I agree that the first plane likely couldn't have been intercepted if there really was no pilots on call closer than Otis. (which I don't believe based on the evidence). But regarding Fl 175:

Nash:
"The tower had initially tried to contact a former alert site in Atlantic City, unaware that it had been phased out. They also called Otis, which cannot take orders from the FAA without the approval of NORAD, the North American Aerospace Defense Command, which controls military air defense over the United States. The 9/11 Commission Report also found that the Boston Center had not followed the proper chain of command."

"While in the air, Duffy radioed for information about the unidentified aircraft. No one knew what to tell him because the transponder on the hijacked airplanes had been turned off. Duffy and Nash were ordered to stay in a holding pattern off Long Island"

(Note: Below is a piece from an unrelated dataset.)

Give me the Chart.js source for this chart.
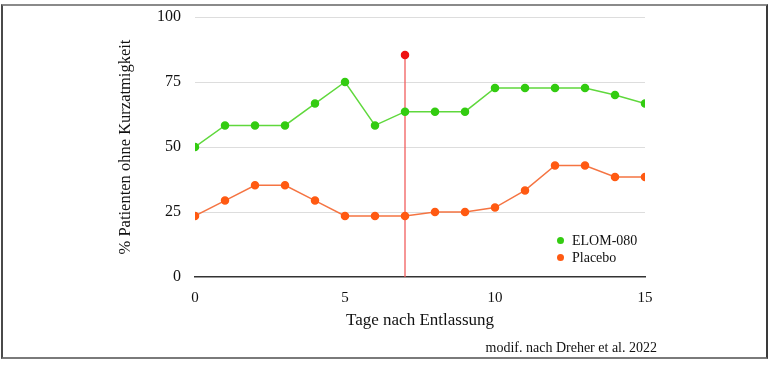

(So all that is required to totally buffalo NORAD is to turn off the transponder?? Actually that is an automatic indicator of hijack and immediate intercept. Both FAA and NORAD have radar that would show the planes. )


There obviously was more interaction between FAA, NORAD, and others than the 9/11 Commission has admitted. But for some reason there was slow reaction. And for the other 2 planes that were much later it appears they clearly should have been intercepted; though it is also clear that Fl 93 was- contrary to 9/11 report.